Eighth place is not what she came here for. She said it plainly in the way she talked about home, community, and wanting to race in a way that “make[s] them proud.” Yet the race also offered a kind of reassurance that you don’t always get when a favorite misses the podium: the fitness signal is green.
Diggins’ third-ranked freestyle segment is the kind of number that doesn’t happen by accident. It suggests that the season-long wager—the racing, the belief that racing sharpens her rather than dulls her—has not left her empty. It suggests that if the U.S. team can find the right skis in the same wet, tricky conditions, Diggins can still play offense in the remaining distance races.

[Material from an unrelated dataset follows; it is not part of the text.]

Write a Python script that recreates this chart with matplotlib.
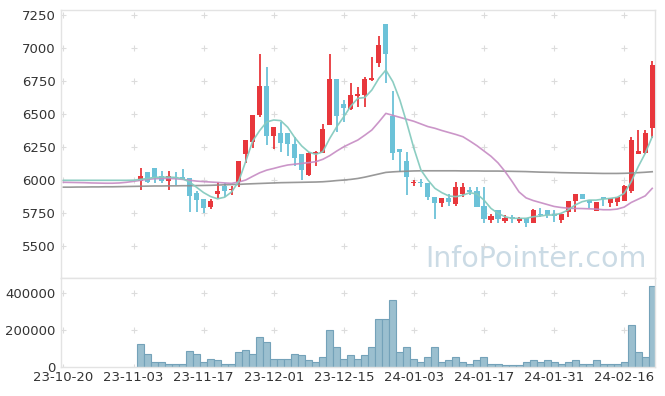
import matplotlib
matplotlib.use("Agg")
import matplotlib.pyplot as plt
import numpy as np

# 날짜 라벨 (10 거래일 간격)
tick_labels = ['23-10-20', '23-11-03', '23-11-17', '23-12-01', '23-12-15',
               '24-01-03', '24-01-17', '24-01-31', '24-02-16']
n_days = 85
first_trade = 11  # 캔들이 시작되는 거래일 순번

opens = [5995, 6058, 6091, 6030, 5995, 6025, 6023, 6013, 5904, 5854,
         5798, 5894, 5957, 5922, 5985, 6197, 6290, 6492, 6712, 6336,
         6358, 6358, 6273, 6197, 6038, 6197, 6207, 6417, 6765, 6576,
         6538, 6634, 6644, 6760, 6884, 7182, 6487, 6233, 6146, 5975,
         5987, 5980, 5869, 5823, 5866, 5818, 5894, 5924, 5919, 5803,
         5697, 5773, 5692, 5717, 5692, 5712, 5672, 5742, 5770, 5740,
         5697, 5758, 5839, 5894, 5848, 5763, 5869, 5823, 5836, 5839,
         5919, 6195, 6202, 6396]
highs = [6090, 6058, 6091, 6070, 6070, 6058, 6083, 6013, 5919, 5854,
         5854, 5982, 5980, 5957, 6144, 6303, 6492, 6955, 6854, 6404,
         6437, 6358, 6323, 6197, 6210, 6220, 6424, 6955, 6765, 6606,
         6737, 6707, 6778, 6934, 7093, 7182, 6674, 6233, 6214, 6000,
         6005, 5980, 5869, 5861, 5892, 5987, 5980, 5950, 5950, 5950,
         5742, 5773, 5732, 5735, 5722, 5712, 5780, 5785, 5770, 5773,
         5742, 5839, 5894, 5894, 5848, 5836, 5869, 5864, 5869, 5960,
         6323, 6379, 6379, 6901]
lows = [5925, 5975, 5975, 5975, 5925, 5960, 5998, 5755, 5755, 5752,
        5780, 5861, 5869, 5889, 5950, 6131, 6240, 6480, 6265, 6233,
        6210, 6182, 6108, 6000, 6030, 6106, 6207, 6417, 6366, 6437,
        6530, 6555, 6555, 6752, 6858, 6732, 6152, 6063, 5886, 5957,
        5950, 5848, 5702, 5793, 5803, 5803, 5874, 5886, 5798, 5672,
        5672, 5677, 5677, 5672, 5677, 5646, 5672, 5720, 5710, 5684,
        5672, 5722, 5758, 5854, 5790, 5763, 5800, 5798, 5806, 5839,
        5900, 6195, 6200, 6316]
closes = [6030, 5987, 6020, 5995, 6030, 6013, 6005, 5879, 5848, 5785,
          5840, 5917, 5917, 5934, 6144, 6303, 6492, 6712, 6336, 6404,
          6278, 6270, 6164, 6076, 6202, 6214, 6384, 6765, 6487, 6543,
          6644, 6650, 6763, 6775, 7023, 6952, 6202, 6210, 6025, 5987,
          5975, 5869, 5823, 5861, 5836, 5945, 5945, 5907, 5798, 5702,
          5727, 5707, 5712, 5707, 5714, 5672, 5773, 5732, 5735, 5727,
          5742, 5839, 5894, 5854, 5826, 5836, 5854, 5864, 5869, 5955,
          6303, 6220, 6354, 6871]
volumes = [122000, 72000, 25000, 25000, 18000, 18000, 18000, 85000, 67000, 29000,
           40000, 36000, 13000, 18000, 78000, 90000, 72000, 159000, 133000, 40000,
           40000, 40000, 67000, 62000, 35000, 29000, 51000, 197000, 105000, 40000,
           62000, 45000, 62000, 105000, 256000, 256000, 359000, 78000, 105000, 45000,
           29000, 51000, 105000, 29000, 35000, 51000, 25000, 18000, 35000, 56000,
           13000, 18000, 11000, 11000, 11000, 29000, 35000, 25000, 35000, 25000,
           13000, 25000, 35000, 18000, 18000, 35000, 18000, 18000, 18000, 25000,
           224000, 83000, 51000, 436000]

# 이동평균선
ma_short = [5998, 5998, 5998, 5998, 5998, 5998, 5998, 5998, 5998, 5998,
            5999, 6005, 6012, 6020, 6022, 6022, 6020, 6010, 5985, 5945,
            5905, 5875, 5858, 5870, 5910, 5990, 6140, 6295, 6375, 6440,
            6455, 6450, 6400, 6322, 6258, 6212, 6195, 6214, 6316, 6404,
            6480, 6560, 6619, 6625, 6682, 6770, 6833, 6745, 6606, 6430,
            6240, 6076, 6000, 5937, 5904, 5879, 5874, 5886, 5904, 5894,
            5848, 5785, 5748, 5722, 5710, 5710, 5710, 5722, 5727, 5735,
            5735, 5748, 5773, 5811, 5836, 5848, 5848, 5856, 5861, 5869,
            5899, 5987, 6101, 6202, 6328]
ma_mid = [5983, 5982, 5981, 5980, 5978, 5977, 5976, 5976, 5978, 5983,
          5990, 5998, 6005, 6010, 6012, 6012, 6010, 6005, 5998, 5992,
          5988, 5985, 5982, 5978, 5975, 5985, 6000, 6028, 6055, 6075,
          6088, 6102, 6114, 6120, 6126, 6132, 6139, 6157, 6185, 6220,
          6252, 6278, 6303, 6340, 6379, 6440, 6505, 6490, 6475, 6460,
          6445, 6425, 6405, 6392, 6375, 6360, 6345, 6328, 6295, 6260,
          6220, 6180, 6130, 6065, 5990, 5910, 5865, 5845, 5830, 5815,
          5800, 5792, 5787, 5785, 5784, 5782, 5780, 5775, 5775, 5780,
          5795, 5830, 5855, 5880, 5937]
ma_long = [5946, 5946, 5947, 5947, 5948, 5948, 5949, 5949, 5950, 5951,
           5952, 5953, 5954, 5955, 5955, 5956, 5956, 5957, 5957, 5958,
           5959, 5960, 5962, 5964, 5966, 5967, 5970, 5972, 5974, 5976,
           5978, 5980, 5981, 5982, 5983, 5984, 5985, 5987, 5991, 5996,
           6000, 6005, 6012, 6022, 6034, 6046, 6058, 6062, 6065, 6067,
           6069, 6070, 6070, 6070, 6070, 6070, 6070, 6069, 6069, 6069,
           6068, 6068, 6068, 6067, 6066, 6065, 6064, 6062, 6060, 6059,
           6058, 6056, 6055, 6054, 6053, 6052, 6051, 6050, 6050, 6050,
           6051, 6053, 6056, 6059, 6063]

price_ticks = [5500, 5750, 6000, 6250, 6500, 6750, 7000, 7250]
volume_ticks = [0, 200000, 400000]

up_color = '#e8373c'
down_color = '#6cc2d8'
frame_color = '#e3e3e3'
text_color = '#333333'

fig = plt.figure(figsize=(6.65, 3.96), dpi=100)
ax = fig.add_axes([0.0922, 0.298, 0.8928, 0.6767])
axv = fig.add_axes([0.0922, 0.0735, 0.8928, 0.2245], sharex=ax)

x_all = np.arange(n_days)
x = np.arange(first_trade, first_trade + len(closes))
o = np.array(opens)
c = np.array(closes)
h = np.array(highs)
l = np.array(lows)
colors = np.where(c >= o, up_color, down_color)

# 캔들
ax.vlines(x, l, h, colors=colors, linewidth=1.3, zorder=2)
body_h = np.maximum(np.abs(c - o), 8)
ax.bar(x, body_h, bottom=np.minimum(o, c), width=0.72, color=colors, zorder=3)

# 이동평균선
ax.plot(x_all, ma_long, color='#8e8e8e', lw=1.2, alpha=0.9, zorder=4)
ax.plot(x_all, ma_mid, color='#c68bc3', lw=1.2, alpha=0.9, zorder=4)
ax.plot(x_all, ma_short, color='#86cbbf', lw=1.2, alpha=0.95, zorder=4)

# 거래량
axv.bar(x, volumes, width=1.0, color='#9bbfcf', edgecolor='#74a2b9', linewidth=0.8, zorder=2)

xticks = np.arange(0, n_days, 10)
for a, yt in ((ax, price_ticks), (axv, volume_ticks)):
    gx, gy = np.meshgrid(xticks, yt)
    a.scatter(gx.ravel(), gy.ravel(), marker='+', s=14, color='#dcdcdc', linewidths=0.8, zorder=1)
    for s in a.spines.values():
        s.set_color(frame_color)
        s.set_linewidth(1.0)
    a.tick_params(length=0, colors=text_color, labelsize=9.5, pad=4)

ax.set_xlim(-0.3, 84.4)
ax.set_ylim(5258, 7288)
ax.set_yticks(price_ticks)
ax.tick_params(labelbottom=False)
axv.set_ylim(0, 480000)
axv.set_yticks(volume_ticks)
axv.set_xticks(xticks)
axv.set_xticklabels(tick_labels)
axv.tick_params(axis='x', pad=3)

ax.text(0.9865, 0.042, 'InfoPointer.com', transform=ax.transAxes,
        ha='right', va='baseline', fontsize=20.5, color='#cbdbe5', zorder=0)

fig.savefig('out.png', dpi=100)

And it also reinforces the oldest Olympic truth: medals are rarely won by having one thing go right. They are won when the body is ready, and the skis are right, and the moment doesn’t ask for a recovery surge at the exact place where momentum is hardest to rebuild.
Diggins, asked how she recalibrates, returned to process: calm, work back, ski your best. She also sounded, quietly, like an athlete relieved to have begun. “It’s nice to know… my body’s in a good place,” she said. “It’s nice to get things rolling and get into the rhythm of things.”
The Olympics are never a single race. They are an accumulating story, written in conditions that change by the hour and decided by margins so small they can be hidden inside a clump of slush. On the opening day in Val di Fiemme, Sweden wrote the cleanest version of that story—sharp, bright, and undeniable.
Everyone else wrote something messier. But messy doesn’t mean finished.
For Diggins and the U.S. team, Saturday was the frustrating kind of evidence: proof that the engine is there, paired with proof that the sport still demands the other pieces. The Skiathlon exposed the puzzle, exactly as it is. Now the Games move on, and the next start will ask a simpler question—one that is still brutally hard to answer:
Can all the pieces lock into place on the same day?